A habilidade e engenhosidadede Godard podem ser constatadas no brilhante uso das cores, principalmente do vermelho, branco, azul e amarelo, e no uso do espaço. Toda a discussão de Camille e Paul no apartamento é brilhantemente coreografada em termos de utilização do cenário e de movimentação dos personagens. É nesse labirinto fechado de cômodos que se dará a degradação do relacionamento. O apartamento é extremamente importante na trama. Ele é o símbolo do casamento. Não é por acaso que o fim da relação parece coincidir com a saída de Camille do apartamento após a discussão. É já do lado de fora que a personagem pronuncia sua declaração de desprezo para o marido.

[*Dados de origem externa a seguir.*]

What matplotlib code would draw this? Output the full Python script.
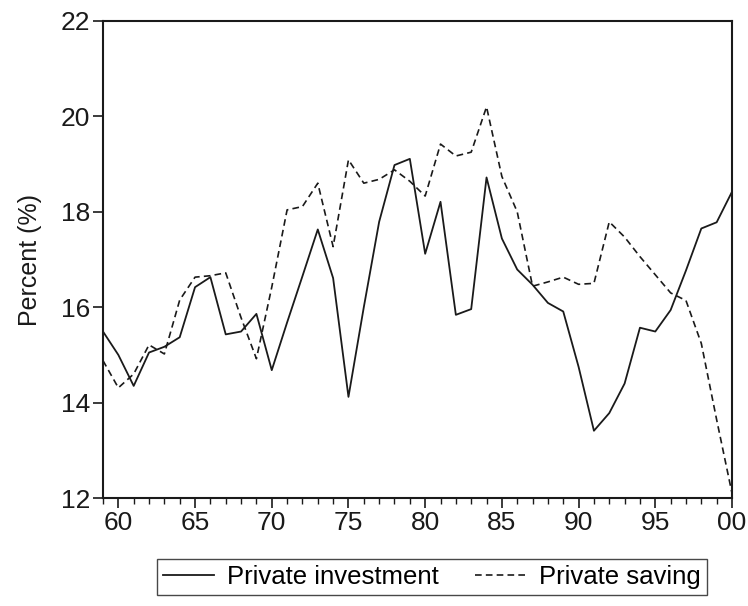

Não é somente o preciosismo de Godard que impressiona, mas também o maravilhoso roteiro escrito por ele. Muitos dos diálogos são antológicos, extremamente afiados. É impressionante também a quantidade de referências que faz o cineasta a grandes nomes da arte, esbanjando uma enorme erudição. Godard cita Dante, Bertold Brecht, Corneille, André Bazin e, é claro, Homero, para dizer só alguns. Através de seus personagens, Godard exprime discursos filosóficos, existencialistas e também discursos sobre o cinema. E o que falar da presença iluminada de Fritz Lang, que encarna praticamente a figura do sábio no filme? É igualmente genial o fato de que a fatalidade e o destino, fundamentais na epopeia de Homero, se reflitam no desfecho da trama do casal. De certa forma, O Desprezo é uma coleção de saberes, de citações e de referências eruditas. 
É igualmente interessante apontar que quatro idiomas são falados no filme (o francês, o inglês, o alemão e o italiano), o que faz do mesmo uma verdadeira Torre de Babel. É interessante que Godard ponha à prova a comunicação dos personagens através dessa multiplicidade de idiomas, já que no relacionamento o não-dito e a dificuldade de se expressar são também desafios para a comunicação do casal.
Instigante, inteligente, desafiador, O Desprezo é certamente uma das maiores obras-primas produzidas pela nouvelle vague e pelo ousado Jean-Luc Godard!
 
Paul: Eu gosto muito de CinemaScope. Fritz Lang: Oh, isso não foi feito para pessoas, só para serpentes e funerais.